国有国法,党有党规。依法治国、依法执政,既要求党依据宪法、法律治国理政,也要求党依据党内法规管党治党。但党内法规体系不同于法律规范体系,党内法规与法律的主要区别在于:一是制定主体不同。法律是由立法机关制定的,而党内法规则是由党组织制定的。二是适用范围不同。党内法规主要适用于党员和党的组织的活动,一般不适用于全体公民,而法律则适用于全体公民。三是效力不同。党内法规的效力不同于法律,法律以国家强制力保障实施,违反法律应当承担法律责任,而违反党内法规,则可能需要接受党组织的制裁和处理。当然,严重违反党内法规的行为也可能同时违反法律规定,此时,当事人也可能需要承担法律责任。四是执行主体不同。法律由司法机关和执法机关依据法定的程序执行,而党内法规则由党的纪律检查部门执行。五是严格程度不同。党内法规是对全体党员和党的组织的行为标准的要求,而法律则是对全体社会成员的行为标准要求,党内法规所要求的行为标准要严于法律。当然,党内法规对党员的处分惩罚不能超越法律规定的底线。[6]

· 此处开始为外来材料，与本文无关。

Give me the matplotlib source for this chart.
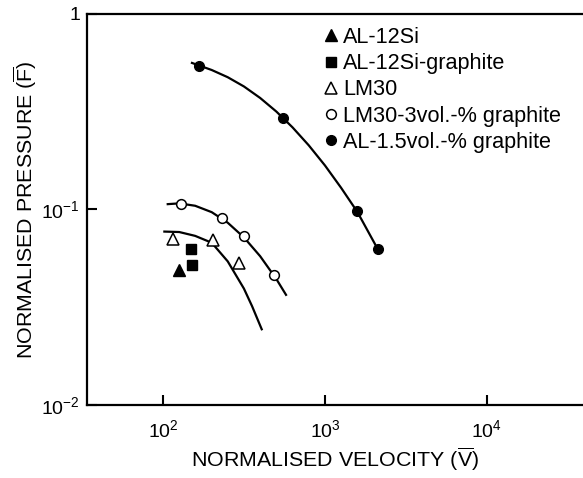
import numpy as np
import matplotlib
matplotlib.use("Agg")
import matplotlib.pyplot as plt

plt.rcParams['font.family'] = ['Liberation Sans', 'DejaVu Sans']
plt.rcParams['mathtext.fontset'] = 'custom'
plt.rcParams['mathtext.rm'] = 'Liberation Sans'
plt.rcParams['mathtext.it'] = 'Liberation Sans'
plt.rcParams['mathtext.bf'] = 'Liberation Sans:bold'

# ---- data ----
al12si_v = [126]
al12si_f = [0.049]

al12si_gr_v = [149, 151]
al12si_gr_f = [0.0625, 0.0518]

lm30_v = [115, 204, 294]
lm30_f = [0.0703, 0.0695, 0.053]

lm30_gr_v = [129, 231, 316, 484]
lm30_gr_f = [0.107, 0.090, 0.0728, 0.046]

al15_gr_v = [167, 551, 1578, 2123]
al15_gr_f = [0.543, 0.295, 0.0977, 0.0625]

# fitted curves
curve_al15_v = [151, 200, 251, 316, 398, 501, 631, 794, 1000, 1259, 1585, 2123]
curve_al15_f = [0.562, 0.517, 0.475, 0.426, 0.372, 0.317, 0.263, 0.213, 0.168, 0.129, 0.0972, 0.0625]

curve_lm30gr_v = [107, 126, 158, 200, 251, 316, 398, 501, 575]
curve_lm30gr_f = [0.1065, 0.1075, 0.1045, 0.0969, 0.0856, 0.0720, 0.0577, 0.0441, 0.0366]

curve_lm30_v = [102, 126, 158, 200, 251, 316, 355, 407]
curve_lm30_f = [0.0771, 0.0767, 0.0733, 0.0676, 0.0543, 0.0394, 0.0320, 0.0244]

labels = ['AL-12Si', 'AL-12Si-graphite', 'LM30', 'LM30-3vol.-% graphite',
          'AL-1.5vol.-% graphite']

xticks = [1e2, 1e3, 1e4]
xticklabels = [r'$10^{2}$', r'$10^{3}$', r'$10^{4}$']
yticks = [1e-2, 1e-1, 1]
yticklabels = [r'$10^{-2}$', r'$10^{-1}$', '1']

W, H = 583, 478
fig = plt.figure(figsize=(W / 100, H / 100), dpi=100)
ax_w = (W - 87) / W + 0.01
ax = fig.add_axes([87 / W, 1 - 405 / H, ax_w, (405 - 14) / H])

ax.set_xscale('log')
ax.set_yscale('log')
ax.set_xlim(10 ** 1.531, 10 ** (1.531 + 3.062 * ax_w * W / (W - 87)))
ax.set_ylim(1e-2, 1)

lw = 1.6
ax.plot(curve_al15_v, curve_al15_f, color='black', lw=lw)
ax.plot(curve_lm30gr_v, curve_lm30gr_f, color='black', lw=lw)
ax.plot(curve_lm30_v, curve_lm30_f, color='black', lw=lw)

h1, = ax.plot(al12si_v, al12si_f, ls='none', marker='^', ms=8, mfc='black', mec='black')
h2, = ax.plot(al12si_gr_v, al12si_gr_f, ls='none', marker='s', ms=7, mfc='black', mec='black')
h3, = ax.plot(lm30_v, lm30_f, ls='none', marker='^', ms=8, mfc='white', mec='black', mew=1.1)
h4, = ax.plot(lm30_gr_v, lm30_gr_f, ls='none', marker='o', ms=7, mfc='white', mec='black', mew=1.1)
h5, = ax.plot(al15_gr_v, al15_gr_f, ls='none', marker='o', ms=7, mfc='black', mec='black')

ax.legend([h1, h2, h3, h4, h5], labels, loc='upper left',
          bbox_to_anchor=(325 / W, 1 - 27 / H), bbox_transform=fig.transFigure,
          frameon=False, fontsize=15.6, handlelength=0.6, handletextpad=0.22,
          labelspacing=0.24, borderpad=0, borderaxespad=0)

ax.set_xticks(xticks)
ax.set_xticklabels(xticklabels)
ax.set_yticks(yticks)
ax.set_yticklabels(yticklabels)
ax.xaxis.set_minor_locator(matplotlib.ticker.NullLocator())
ax.yaxis.set_minor_locator(matplotlib.ticker.NullLocator())
ax.tick_params(direction='in', length=7, width=1.5, labelsize=14, color='black')
ax.tick_params(axis='x', pad=10)
ax.tick_params(axis='y', pad=5)

for s in ['left', 'bottom', 'top']:
    ax.spines[s].set_linewidth(1.6)
ax.spines['right'].set_visible(False)

ax.set_xlabel(r'NORMALISED VELOCITY ($\overline{\mathrm{V}}$)', fontsize=15.4)
ax.set_ylabel(r'NORMALISED PRESSURE ($\overline{\mathrm{F}}$)', fontsize=15.4)
ax.xaxis.set_label_coords(((87 + 583) / 2 - 87) / (ax_w * W), -0.105)
ax.yaxis.set_label_coords(-0.096, 0.5)

fig.savefig('out.png', dpi=100)
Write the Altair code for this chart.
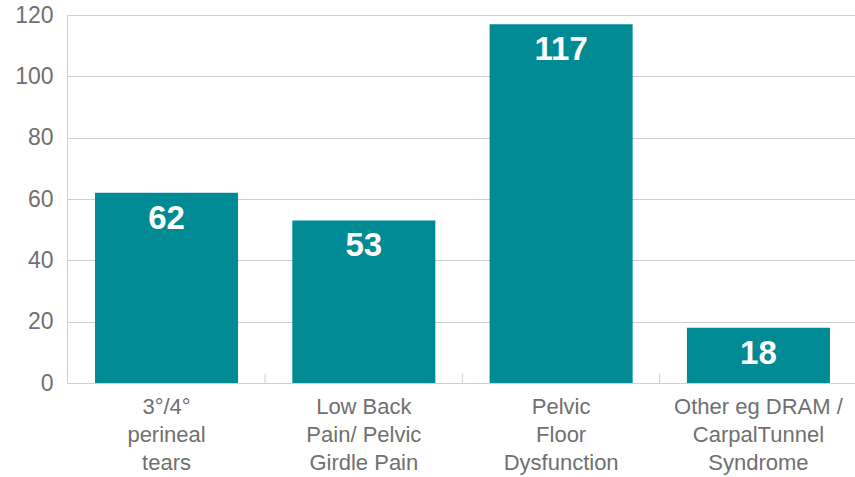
import altair as alt
import pandas as pd

# Categories (lines separated by "|") and counts
categories = [
    "3°/4°|perineal|tears",
    "Low Back|Pain/ Pelvic|Girdle Pain",
    "Pelvic|Floor|Dysfunction",
    "Other eg DRAM /|CarpalTunnel|Syndrome",
]
counts = [62, 53, 117, 18]
y_ticks = [0, 20, 40, 60, 80, 100, 120]

df = pd.DataFrame({"category": categories, "count": counts})

TEAL = "#008A93"
GREY_TEXT = "#707070"
GRID = "#cfcfcf"
FONT = "Liberation Sans"

x_scale = alt.Scale(paddingInner=0.275, paddingOuter=0.1345, align=0.528)

x_enc = alt.X(
    "category:N",
    sort=categories,
    scale=x_scale,
    axis=alt.Axis(
        title=None,
        labelAngle=0,
        labelExpr="split(datum.value, '|')",
        labelFont=FONT,
        labelFontSize=22,
        labelColor=GREY_TEXT,
        labelLineHeight=28,
        labelPadding=13,
        ticks=False,
        domainColor=GRID,
        labelLimit=250,
    ),
)

y_enc = alt.Y(
    "count:Q",
    scale=alt.Scale(domain=[0, 120], nice=False),
    axis=alt.Axis(
        title=None,
        values=y_ticks,
        labelFont=FONT,
        labelFontSize=23,
        labelColor=GREY_TEXT,
        labelPadding=14,
        ticks=False,
        grid=True,
        gridColor=GRID,
        domainColor=GRID,
    ),
)

base = alt.Chart(df)

bars = base.mark_bar(color=TEAL).encode(x=x_enc, y=y_enc)

labels = base.mark_text(
    color="white",
    font=FONT,
    fontSize=33,
    fontWeight="bold",
    baseline="middle",
    dy=26,
).encode(
    x=alt.X("category:N", sort=categories, scale=x_scale),
    y=alt.Y("count:Q"),
    text=alt.Text("count:Q"),
)

# Short inward ticks midway between neighbouring bars
ticks = base.mark_rule(color=GRID, strokeWidth=1, xOffset=27).encode(
    x=alt.X("category:N", sort=categories, scale=x_scale, bandPosition=1),
    y=alt.value(359),
    y2=alt.value(368),
)

chart = (
    alt.layer(bars, ticks, labels)
    .properties(
        width=788,
        height=368,
        autosize=alt.AutoSizeParams(type="none"),
        padding={"left": 67, "top": 15, "right": 0, "bottom": 94},
        background="white",
    )
    .configure_view(stroke=None)
)

chart.save("out.html", embed_options={"renderer": "svg", "actions": False})
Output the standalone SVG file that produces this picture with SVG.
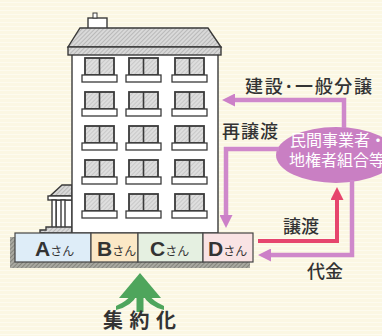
<svg xmlns="http://www.w3.org/2000/svg" width="382" height="336" viewBox="0 0 382 336">
  <defs>
    <pattern id="paper" width="8" height="4" patternUnits="userSpaceOnUse">
      <rect width="8" height="4" fill="#fbf7e3"/>
      <rect y="2" width="8" height="1" fill="#fdfbef"/>
    </pattern>
    <pattern id="hatch" width="3" height="3" patternUnits="userSpaceOnUse" patternTransform="rotate(45)">
      <rect width="3" height="3" fill="#d9d9d9"/>
      <rect width="1" height="3" fill="#b9b9b9"/>
    </pattern>
    <pattern id="pane" width="3" height="3" patternUnits="userSpaceOnUse" patternTransform="rotate(45)">
      <rect width="3" height="3" fill="#dedede"/>
      <rect width="1" height="3" fill="#c8c8c8"/>
    </pattern>
    <pattern id="ground" width="3" height="3" patternUnits="userSpaceOnUse" patternTransform="rotate(45)">
      <rect width="3" height="3" fill="#a9a9a1"/>
      <rect width="1" height="3" fill="#85857d"/>
    </pattern>
    <marker id="headPurple" viewBox="0 0 13 13" markerWidth="13" markerHeight="13" refX="4" refY="6.5" orient="auto" markerUnits="userSpaceOnUse">
      <path d="M0,0 L13,6.5 L0,13 z" fill="#cc80c8"/>
    </marker>
    <marker id="headRed" viewBox="0 0 13 13" markerWidth="13" markerHeight="13" refX="4" refY="6.5" orient="auto" markerUnits="userSpaceOnUse">
      <path d="M0,0 L13,6.5 L0,13 z" fill="#e6456d"/>
    </marker>
    <g id="win">
      <rect x="0" y="0" width="29" height="17" fill="url(#pane)" stroke="#3a3a3a" stroke-width="1.8"/>
      <line x1="14.5" y1="0" x2="14.5" y2="17" stroke="#3a3a3a" stroke-width="1.6"/>
      <rect x="-3" y="17" width="35" height="7" fill="#fff" stroke="#3a3a3a" stroke-width="1.3"/>
    </g>
  </defs>
  <style>
    .lbl { font-family: "Noto Sans CJK JP", "Noto Sans", sans-serif; fill: #333; font-size: 18px; font-weight: 500; }
    .name { font-family: "Noto Sans CJK JP", sans-serif; fill: #333; font-size: 12px; }
    .ltr { font-family: "Liberation Sans", Arial, sans-serif; font-weight: bold; font-size: 21px; }
    .org { font-family: "Noto Sans CJK JP", sans-serif; font-size: 16px; fill: #fff; }
    .cell { stroke: #444; stroke-width: 1.2; }
    .pline { fill: none; stroke: #cf88cb; stroke-width: 4.5; }
    .rline { fill: none; stroke: #e6456d; stroke-width: 4; }
    .ink { stroke: #3a3a3a; stroke-width: 1.4; }
  </style>

  <rect width="382" height="336" fill="url(#paper)"/>

  <!-- apartment building -->
  <g id="building">
    <!-- porch -->
    <rect x="56" y="200" width="16" height="28" fill="#fff" class="ink"/>
    <polygon points="50,196 62,185 72,185 72,196" fill="url(#hatch)" class="ink"/>
    <rect x="48" y="196" width="24" height="4" fill="#fff" class="ink"/>
    <rect x="52" y="200" width="4" height="28" fill="#fff" class="ink"/>
    <rect x="61" y="200" width="4" height="28" fill="#fff" class="ink"/>
    <polygon points="40,233 40,230 46,230 46,227 72,227 72,233" fill="url(#hatch)" class="ink"/>

    <!-- main block -->
    <rect x="72" y="54" width="146" height="179" fill="#fff" class="ink"/>
    <rect x="88" y="18" width="19" height="11" fill="#fff" class="ink"/>
    <rect x="93" y="13" width="4" height="5" fill="#fff" stroke="#3a3a3a" stroke-width="1"/>
    <polygon points="80,28 208,28 221,47 68,47" fill="url(#hatch)" class="ink"/>
    <rect x="68" y="47" width="153" height="8" fill="url(#hatch)" class="ink"/>

    <!-- windows -->
    <use href="#win" x="85" y="58"/><use href="#win" x="129" y="58"/><use href="#win" x="175" y="58"/>
    <use href="#win" x="85" y="92"/><use href="#win" x="129" y="92"/><use href="#win" x="175" y="92"/>
    <use href="#win" x="85" y="126"/><use href="#win" x="129" y="126"/><use href="#win" x="175" y="126"/>
    <use href="#win" x="85" y="160"/><use href="#win" x="129" y="160"/><use href="#win" x="175" y="160"/>
    <use href="#win" x="85" y="194"/><use href="#win" x="129" y="194"/><use href="#win" x="175" y="194"/>
  </g>

  <!-- land plots -->
  <rect x="10" y="237" width="240" height="31" fill="url(#ground)"/>
  <g id="plotA">
    <rect x="15" y="233" width="76" height="29" fill="#deedf8" class="cell"/>
    <text x="35" y="256" class="name"><tspan class="ltr">A</tspan>さん</text>
  </g>
  <g id="plotB">
    <rect x="91" y="233" width="47" height="29" fill="#fbe8c6" class="cell"/>
    <text x="97" y="256" class="name"><tspan class="ltr">B</tspan>さん</text>
  </g>
  <g id="plotC">
    <rect x="138" y="233" width="65" height="29" fill="#e5f0e1" class="cell"/>
    <text x="150" y="256" class="name"><tspan class="ltr">C</tspan>さん</text>
  </g>
  <g id="plotD">
    <rect x="203" y="233" width="50" height="29" fill="#f9e3e4" class="cell"/>
    <text x="208" y="256" class="name"><tspan class="ltr">D</tspan>さん</text>
  </g>

  <!-- consolidation mark -->
  <g id="consolidation">
    <polygon points="140,273 119,298 161,298" fill="#4ea55c"/>
    <rect x="136.5" y="294" width="7" height="18" fill="#4ea55c"/>
    <path d="M137,295 Q132,306 116,310 L116,306 Q127,301 131,295 z" fill="#4ea55c"/>
    <path d="M143,295 Q148,306 164,310 L164,306 Q153,301 149,295 z" fill="#4ea55c"/>
    <text x="103" y="328" class="lbl" style="font-size:20px;letter-spacing:6.5px;font-weight:600">集約化</text>
  </g>

  <!-- developer -->
  <g id="developer">
    <ellipse cx="336" cy="155" rx="60" ry="28" fill="#c97fc3"/>
    <text x="290" y="146" class="org">民間事業者・</text>
    <text x="289" y="166" class="org">地権者組合等</text>
  </g>

  <!-- flows -->
  <g id="connectors">
    <path d="M344,128 V100 H231" class="pline" marker-end="url(#headPurple)"/>
    <path d="M279,149 H226 V219" class="pline" marker-end="url(#headPurple)"/>
    <path d="M352,180 V255 H267" class="pline" marker-end="url(#headPurple)"/>
    <path d="M258,241 H337 V196" class="rline" marker-end="url(#headRed)"/>
  </g>

  <g id="labels">
    <text x="245" y="93" class="lbl" textLength="127" lengthAdjust="spacing">建設･一般分譲</text>
    <text x="222" y="138" class="lbl" textLength="56" lengthAdjust="spacing">再譲渡</text>
    <text x="283" y="233" class="lbl">譲渡</text>
    <text x="307" y="278" class="lbl">代金</text>
  </g>
</svg>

四中全会决定提出建立完善的党内法规体系,并将其作为“五大体系”的内容之一,这对于全面推进依法治国具有重要意义。一方面,完善的党内法规体系,对管好党、治好党起到基本规范作用。治国必先治党,治党务必从严。依法依规治党,必须要全面建成内容科学、程序严密、配套完备、运行有效的党内法规制度体系。宪法、法律是保证党依法执政的依据,党内法规则是管党、治党的依据。党要长期执政、有效执政,就必须提高执政能力。党要领导人民从事各项建设,需要党员干部运用法治理念和法治思维去深化改革、推动发展、化解矛盾和维护稳定,需要党员干部成为全面推进依法治国的重要组织者、推动者、实践者,需要党员干部率先守法、以身作则、以上率下。为此,就需要通过建立完备的党内法规体系,有效约束各个党员的行为,使党员干部遵纪守法,在法律的范围内活动,这对于管好党、治好党发挥着根本的规范作用。另一方面,完善的党内法规体系,有利于与法律规范体系有效衔接,形成国家法律法规和党内法规制度相辅相成、相互促进、相互保障的格局。因为党内法规确保党的领导干部带头守法,进而对公权力形成严格约束,能有效防止任何党员以权代法、以权压法、以权废法,保证法律面前人人平等。如果党内法规能够得到有效执行,则能够保障法律法规的全面实施,法治建设也就能顺利推进。完善的党内法规体系,有助于弥补法律规定的不足。法律是对公民的基本要求,是基本的行为规则,而党内法规是针对党员所提出的特殊要求,我们党是先锋队,对党员的要求应当更为严格,因此,党内法规可能要严于国家法律,这也可以在一定程度上弥补法律规定的不足。
“法令行则国治,法令弛则国乱。”[7]十八届四中全会提出的上述“五大体系”,既是我国法治建设体系的路线图,也是法治建设的具体任务。通过建设“五大体系”,有利于形成一种可以操作、可以评价的法治建设的具体方案,故而,全面推进依法治国,关键是要从这五个方面着手,切实落实四中全会提出的总目标,从而推动我国法治建设稳步前进。
注释
[1]王安石:《周公》。
[2]参见李适时等:《完善中国特色社会主义法律体系问题研究》,46页,北京,中国民主法制出版社,2015。
[3]王勃:《上刘左相书》。
[4][法]孟德斯鸠:《论法的精神》,张雁深译,154页,北京,商务印书馆,1961。
[5]参见王振民、施新州等:《中国共产党党内法规研究》,1~2页,北京,人民出版社,2016。
[6]参见王振民、施新州等:《中国共产党党内法规研究》,13页,北京,人民出版社,2016。
[7]王符:《潜夫论·述赦》。